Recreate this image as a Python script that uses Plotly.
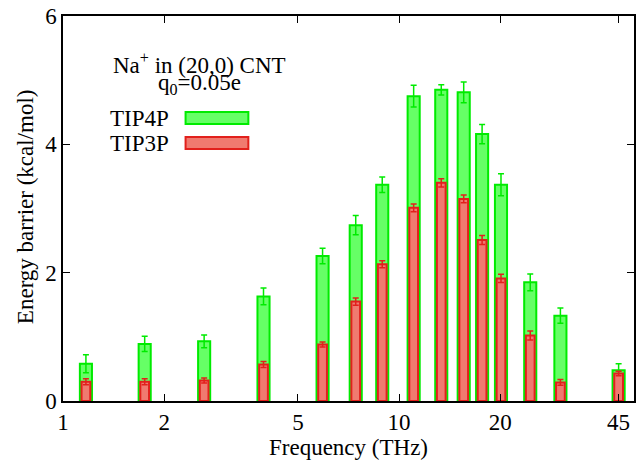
import numpy as np
import plotly.graph_objects as go

# Oscillation frequencies (THz) and energy barriers (kcal/mol)
freq = [1.17, 1.75, 2.63, 3.95, 5.92, 7.43, 8.91, 11.05, 13.35, 15.57, 17.66, 20.1, 24.56, 30.2, 45.0]
tip4p = [0.58, 0.89, 0.93, 1.63, 2.26, 2.74, 3.37, 4.75, 4.85, 4.81, 4.16, 3.37, 1.85, 1.33, 0.48]
tip4p_err = [0.14, 0.12, 0.10, 0.13, 0.12, 0.15, 0.12, 0.17, 0.08, 0.16, 0.15, 0.17, 0.13, 0.12, 0.10]
tip3p = [0.30, 0.30, 0.32, 0.57, 0.88, 1.55, 2.13, 3.01, 3.40, 3.15, 2.51, 1.91, 1.02, 0.29, 0.43]
tip3p_err = [0.045, 0.045, 0.04, 0.047, 0.04, 0.057, 0.055, 0.06, 0.063, 0.06, 0.07, 0.065, 0.07, 0.045, 0.035]

xtick_vals = [1, 2, 5, 10, 20, 45]
xtick_text = ["1", "2", "5", "10", "20", "45"]
ytick_vals = [0, 2, 4, 6]

FONT = "Liberation Serif"
GREEN_FILL = "rgb(102,255,102)"
GREEN_LINE = "rgb(0,235,0)"
RED_FILL = "rgb(240,122,112)"
RED_LINE = "rgb(226,32,28)"

# frequency axis is logarithmic: plot log10(f) on a linear axis so bars keep a constant pixel width
lx = np.log10(freq)

fig = go.Figure()
fig.add_trace(go.Bar(
    x=lx, y=tip4p, width=0.036, name="TIP4P",
    marker=dict(color=GREEN_FILL, line=dict(color=GREEN_LINE, width=2)),
    error_y=dict(type="data", array=tip4p_err, color=GREEN_LINE, thickness=1.5, width=3),
))
fig.add_trace(go.Bar(
    x=lx, y=tip3p, width=0.026, name="TIP3P",
    marker=dict(color=RED_FILL, line=dict(color=RED_LINE, width=2)),
    error_y=dict(type="data", array=tip3p_err, color=RED_LINE, thickness=1.5, width=3),
))

L, R, T, B = 63, 2, 16, 63
W, H = 638, 464
pw, ph = W - L - R, H - T - B


def px(xp):
    return (xp - L) / pw


def py(yp):
    return (H - B - yp) / ph


annots = [
    dict(text="Na<sup>+</sup> in (20,0) CNT", x=px(200), y=py(63), xanchor="center", yanchor="middle"),
    dict(text="q<sub>0</sub>=0.05e", x=px(200), y=py(84), xanchor="center", yanchor="middle"),
    dict(text="TIP4P", x=px(171), y=py(119), xanchor="right", yanchor="middle"),
    dict(text="TIP3P", x=px(171), y=py(143), xanchor="right", yanchor="middle"),
    dict(text="Frequency (THz)", x=0.5, y=py(447), xanchor="center", yanchor="middle"),
    dict(text="Energy barrier (kcal/mol)", x=px(25), y=py(207), xanchor="center",
         yanchor="middle", textangle=-90),
]
for a in annots:
    a.update(xref="paper", yref="paper", showarrow=False,
             font=dict(family=FONT, size=23, color="black"))

shapes = [
    dict(type="rect", xref="paper", yref="paper", x0=px(186), x1=px(249), y0=py(112), y1=py(124),
         fillcolor=GREEN_FILL, line=dict(color=GREEN_LINE, width=2)),
    dict(type="rect", xref="paper", yref="paper", x0=px(186), x1=px(249), y0=py(137), y1=py(149),
         fillcolor=RED_FILL, line=dict(color=RED_LINE, width=2)),
]

axis_common = dict(
    showgrid=False, zeroline=False, showline=True, linecolor="black", linewidth=1.5,
    mirror="ticks", ticks="inside", ticklen=7, tickwidth=1.2, tickcolor="black",
    tickfont=dict(family=FONT, size=23, color="black"),
)

fig.update_layout(
    width=W, height=H,
    margin=dict(l=L, r=R, t=T, b=B),
    paper_bgcolor="white", plot_bgcolor="white",
    barmode="overlay", showlegend=False,
    xaxis=dict(range=[0, np.log10(50)], tickmode="array",
               tickvals=np.log10(xtick_vals), ticktext=xtick_text, **axis_common),
    yaxis=dict(range=[0, 6], tickmode="array", tickvals=ytick_vals, **axis_common),
    annotations=annots, shapes=shapes,
)

fig.write_html("out.html")
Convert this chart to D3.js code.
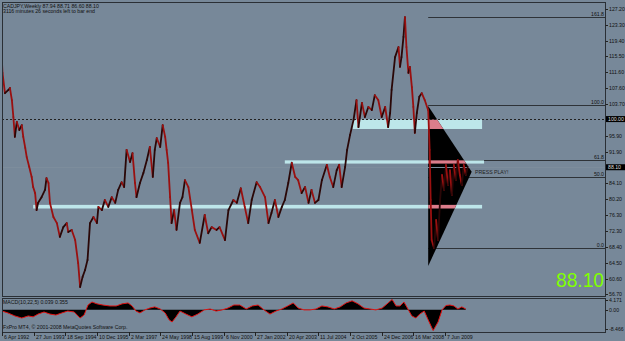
<!DOCTYPE html>
<html>
<head>
<meta charset="utf-8">
<script src="https://cdn.jsdelivr.net/npm/d3@7"></script>
<style>
body { margin: 0; background: #778899; }
svg { display: block; }
text { font-family: "Liberation Sans", Arial, sans-serif; }
</style>
</head>
<body>
<div id="chart"></div>
<script>
// weekly closes, week 0 = 6 Apr 1992
const weeks = [0,1,6,13,16,20,23,26,30,35,40,43,47,50,55,60,63,67,70,73,80,87,90,94,97,104,111,117,124,131,134,141,148,154,158,163,168,173,178,185,192,195,202,208,215,222,229,235,242,247,252,259,264,269,272,279,286,293,299,305,309,313,320,325,330,333,336,340,343,348,353,360,365,370,377,384,390,400,410,417,424,434,440,451,458,468,475,483,491,498,505,515,522,532,539,545,552,559,566,572,579,586,593,599,606,613,620,626,633,640,647,657,663,670,677,682,687,694,698,704,711,717,721,728,734,741,748,754,761,768,775,781,785,788,795,802,805,808,812,815,818,822,825,829,832,835,839,844,849,855,862,865,867,869,874,878,882,886,890,894,898,902,906,910,914,918,922,926,930,934,938,942];
const closes = [113.9,111.4,106.4,107.2,107.7,104.7,100.5,95.6,99.3,97.3,98.5,95.6,92.9,90.6,88.2,85.7,83.2,81.7,77.5,79.3,80.7,82.5,85.4,84.2,79.3,75.8,74.3,70.9,73.3,74.3,72.1,72.6,70.1,64.4,58.5,61.0,62.7,65.2,74.3,75.8,74.3,78.3,77.5,80.0,78.3,80.7,79.3,82.5,84.4,83.2,92.4,89.4,91.6,84.2,80.7,84.2,86.7,89.9,93.1,85.7,92.4,95.3,93.1,98.5,95.6,92.4,89.2,80.7,74.3,77.5,72.6,79.3,80.7,84.9,83.2,77.5,72.6,69.4,76.3,71.8,73.3,72.6,73.3,70.1,77.5,80.0,79.3,82.9,78.3,74.3,80.0,84.4,83.2,80.7,74.3,76.8,80.0,75.8,78.3,80.0,84.2,89.2,85.7,84.9,81.7,83.2,79.3,82.5,79.3,80.0,84.9,88.7,85.7,83.2,87.4,88.7,83.2,88.2,92.4,96.1,99.8,104.7,98.0,104.0,100.5,103.0,102.2,105.9,104.7,100.5,103.0,98.0,101.5,107.2,115.3,117.8,112.9,115.3,120.3,125.2,117.8,111.4,112.9,107.9,103.0,96.6,101.5,105.5,106.4,104.7,102.2,92.4,80.0,70.1,68.1,75.1,70.1,80.0,86.2,82.5,88.7,83.7,87.4,81.2,88.7,84.9,89.9,86.2,83.7,88.7,86.2,88.1];

const macdWeeks = [0,12,26,40,53,63,73,85,97,109,121,133,146,158,166,174,182,192,204,218,231,243,255,263,271,279,289,299,309,320,330,338,344,352,360,372,384,396,409,421,433,445,457,469,481,494,506,518,530,542,554,566,578,589,599,611,623,635,647,659,672,684,696,708,720,732,744,756,769,781,789,797,805,813,821,829,837,845,854,862,872,882,890,898,906,914,922,930,938];
const macdValues = [-0.6,-1.4,-2.7,-3.6,-2.7,-3.1,-1.9,-1.0,-1.9,-2.3,-1.4,-0.6,-1.0,-3.6,-2.3,2.0,3.3,2.5,2.0,1.6,1.6,2.5,2.9,1.6,-0.6,-1.4,-0.1,0.7,1.2,0.3,-1.4,-4.4,-5.3,-3.1,-0.6,-1.9,-3.1,-1.9,-0.1,0.3,-0.6,-0.1,0.7,2.0,2.0,0.3,1.6,2.0,-0.1,-1.9,-0.6,0.3,1.6,2.9,0.7,-0.1,-0.1,0.3,1.6,1.2,0.3,1.2,2.9,3.8,2.5,0.7,0.3,-0.1,0.7,2.9,4.4,1.6,1.6,3.3,0.3,-2.7,-3.6,-1.9,-0.6,-4.4,-9.0,-5.3,-0.1,1.8,2.0,1.6,0.3,1.2,0.3];

const dateLabels = ["6 Apr 1992","27 Jun 1993","18 Sep 1994","10 Dec 1995","2 Mar 1997","24 May 1998","15 Aug 1999","6 Nov 2000","27 Jan 2002","20 Apr 2003","11 Jul 2004","2 Oct 2005","24 Dec 2006","16 Mar 2008","7 Jun 2009"];
const labelStep = 64; // bars between time labels

const priceTicks = [127.2,123.3,119.4,115.5,111.6,107.6,103.7,95.9,91.9,84.1,80.2,76.3,72.3,68.4,64.5,60.6,56.7];
const macdTicks = [4.171, 0, -8.466];

const fibLevels = [0, 50, 61.8, 100, 161.8];
const fibLow = 68.1, fibHigh = 103.4, fibWeek = 862;
const zoneTop = [99.9, 89.8, 78.8];
const zoneBottom = [97.55, 89.0, 77.9];
const zoneFrom = [709, 572, 63];
const zoneTo = [971, 975, 971];
const triangle = [[862, 103.2], [950, 87.0], [862, 63.7]];
const levelLine = 100.0;
const bid = 88.10;

const W = 625, H = 341;
const left = 2, right = 605, mainTop = 2, mainBottom = 296, subTop = 298, subBottom = 332;

const svg = d3.select("#chart").append("svg").attr("width", W).attr("height", H);
svg.append("rect").attr("width", W).attr("height", H).attr("fill", "#778899");

const x = d3.scaleLinear().domain([0, 896]).range([2, 445]);
const y = d3.scaleLinear().domain([56.7, 127.2]).range([294.3, 9]);
const ym = d3.scaleLinear().domain([-8.466, 4.171]).range([329.3, 300]);

const main = svg.append("g");
main.append("clipPath").attr("id", "mainclip").append("rect")
  .attr("x", left).attr("y", mainTop).attr("width", right - left).attr("height", mainBottom - mainTop);

// fib lines (under triangle)
fibLevels.forEach(l => {
  const py = Math.round(y(fibLow + l / 100 * (fibHigh - fibLow))) + 0.5;
  main.append("line").attr("x1", x(fibWeek)).attr("x2", right).attr("y1", py).attr("y2", py)
    .attr("stroke", "#2e3338").attr("stroke-width", 1);
  main.append("text").attr("x", right - 1).attr("y", py - 1.5).attr("text-anchor", "end")
    .attr("font-size", 5.2).attr("fill", "#111").text(l.toFixed(1));
});

// zones
zoneTop.forEach((t, i) => {
  main.append("rect").attr("x", x(zoneFrom[i])).attr("width", x(zoneTo[i]) - x(zoneFrom[i]))
    .attr("y", y(t)).attr("height", y(zoneBottom[i]) - y(t)).attr("fill", "#bde6ea");
});

// triangle
const triPts = triangle.map(d => [x(d[0]), y(d[1])]);
main.append("polygon").attr("points", triPts.map(p => p.join(",")).join(" ")).attr("fill", "#000");
svg.append("clipPath").attr("id", "triclip").append("polygon").attr("points", triPts.map(p => p.join(",")).join(" "));
const pink = main.append("g").attr("clip-path", "url(#triclip)");
zoneTop.forEach((t, i) => {
  pink.append("rect").attr("x", x(zoneFrom[i])).attr("width", x(zoneTo[i]) - x(zoneFrom[i]))
    .attr("y", y(t)).attr("height", y(zoneBottom[i]) - y(t)).attr("fill", "#dc7d8b");
});
// bid line, only visible over the black
const by = Math.round(y(bid)) + 0.5;
main.append("line").attr("x1", left).attr("x2", right).attr("y1", by).attr("y2", by)
  .attr("stroke", "#7d8d9c").attr("stroke-width", 1);

// horizontal dashed line
const hy = Math.round(y(levelLine)) + 0.5;
main.append("line").attr("x1", left).attr("x2", right).attr("y1", hy).attr("y2", hy)
  .attr("stroke", "#222").attr("stroke-dasharray", "2,2").attr("stroke-width", 1);

main.append("text").attr("x", 475).attr("y", y(86.4)).attr("font-size", 5.2).attr("fill", "#222").text("PRESS PLAY!");

// price
const priceG = main.append("g").attr("clip-path", "url(#mainclip)");
for (let i = 1; i < weeks.length; i++) {
  const up = closes[i] >= closes[i - 1];
  priceG.append("line")
    .attr("x1", x(weeks[i - 1])).attr("y1", y(closes[i - 1]))
    .attr("x2", x(weeks[i])).attr("y2", y(closes[i]))
    .attr("stroke", up ? "#2a0707" : "#9a1010").attr("stroke-width", 1.8).attr("stroke-linecap", "round");
}

// big price
svg.append("text").attr("x", 604).attr("y", 287).attr("text-anchor", "end")
  .attr("font-size", 21).attr("textLength", 48).attr("lengthAdjust", "spacingAndGlyphs")
  .attr("fill", "#80ff00").text(bid.toFixed(2));

// header
svg.append("text").attr("x", 3).attr("y", 7.5).attr("font-size", 5.2).attr("fill", "#111")
  .text("CADJPY,Weekly  87.94 88.71 86.60 88.10");
svg.append("text").attr("x", 3).attr("y", 12.5).attr("font-size", 5.2).attr("fill", "#111")
  .text("3116 minutes 26 seconds left to bar end");

// MACD panel
const sub = svg.append("g");
sub.append("clipPath").attr("id", "subclip").append("rect")
  .attr("x", left).attr("y", subTop).attr("width", right - left).attr("height", subBottom - subTop);
const mdata = macdWeeks.map((w, i) => ({ w, v: macdValues[i] }));
sub.append("path").datum(mdata).attr("clip-path", "url(#subclip)")
  .attr("d", d3.area().x(d => x(d.w)).y0(ym(0)).y1(d => ym(d.v)))
  .attr("fill", "#000");
sub.append("path").datum(mdata).attr("clip-path", "url(#subclip)")
  .attr("d", d3.line().x(d => x(d.w)).y(d => ym(d.v)))
  .attr("fill", "none").attr("stroke", "#e01010").attr("stroke-width", 1);
sub.append("text").attr("x", 3).attr("y", 303.5).attr("font-size", 5.2).attr("fill", "#111")
  .text("MACD(10,22,5) 0.039 0.355");
sub.append("text").attr("x", 3).attr("y", 329).attr("font-size", 5.2).attr("fill", "#111")
  .text("FxPro MT4, \u00a9 2001-2008 MetaQuotes Software Corp.");

// frames
svg.append("rect").attr("x", left + 0.5).attr("y", mainTop + 0.5).attr("width", right - left).attr("height", mainBottom - mainTop)
  .attr("fill", "none").attr("stroke", "#2a2f35");
svg.append("rect").attr("x", left + 0.5).attr("y", subTop + 0.5).attr("width", right - left).attr("height", subBottom - subTop)
  .attr("fill", "none").attr("stroke", "#2a2f35");

// right price axis
const axisG = svg.append("g");
priceTicks.forEach(v => {
  const py = Math.round(y(v)) + 0.5;
  axisG.append("line").attr("x1", right + 0.5).attr("x2", right + 3).attr("y1", py).attr("y2", py).attr("stroke", "#222");
  axisG.append("text").attr("x", right + 4).attr("y", py + 1.8).attr("font-size", 5.2).attr("fill", "#111").text(v.toFixed(2));
});
[levelLine, bid].forEach(v => {
  const py = y(v);
  axisG.append("rect").attr("x", right + 1).attr("y", py - 3).attr("width", 19).attr("height", 6).attr("fill", "#000");
  axisG.append("text").attr("x", right + 3).attr("y", py + 1.8).attr("font-size", 5.2).attr("fill", "#ddd").text(v.toFixed(2));
});
macdTicks.forEach(v => {
  const py = Math.round(ym(v)) + 0.5;
  axisG.append("line").attr("x1", right + 0.5).attr("x2", right + 3).attr("y1", py).attr("y2", py).attr("stroke", "#222");
  axisG.append("text").attr("x", right + 4).attr("y", py + 1.8).attr("font-size", 5.2).attr("fill", "#111")
    .text(v === 0 ? "0.00" : String(v));
});

// bottom time axis
dateLabels.forEach((lab, i) => {
  const px = Math.round(x(i * labelStep)) + 0.5;
  axisG.append("line").attr("x1", px).attr("x2", px).attr("y1", subBottom).attr("y2", subBottom + 4).attr("stroke", "#222");
  axisG.append("text").attr("x", px + 1.5).attr("y", 339).attr("font-size", 5.2).attr("fill", "#111").text(lab);
});
</script>
</body>
</html>
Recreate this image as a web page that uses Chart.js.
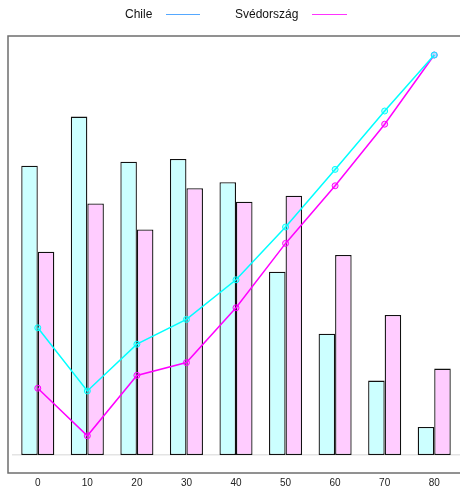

----------

Pictures stay out. Print the data exactly, from its first line through the line containing "0.07, 0.045, 0.035]".

Recreate this image as a Python script that uses Plotly.
import numpy as np
import plotly.graph_objects as go

# Oscillation frequencies (THz) and energy barriers (kcal/mol)
freq = [1.17, 1.75, 2.63, 3.95, 5.92, 7.43, 8.91, 11.05, 13.35, 15.57, 17.66, 20.1, 24.56, 30.2, 45.0]
tip4p = [0.58, 0.89, 0.93, 1.63, 2.26, 2.74, 3.37, 4.75, 4.85, 4.81, 4.16, 3.37, 1.85, 1.33, 0.48]
tip4p_err = [0.14, 0.12, 0.10, 0.13, 0.12, 0.15, 0.12, 0.17, 0.08, 0.16, 0.15, 0.17, 0.13, 0.12, 0.10]
tip3p = [0.30, 0.30, 0.32, 0.57, 0.88, 1.55, 2.13, 3.01, 3.40, 3.15, 2.51, 1.91, 1.02, 0.29, 0.43]
tip3p_err = [0.045, 0.045, 0.04, 0.047, 0.04, 0.057, 0.055, 0.06, 0.063, 0.06, 0.07, 0.065, 0.07, 0.045, 0.035]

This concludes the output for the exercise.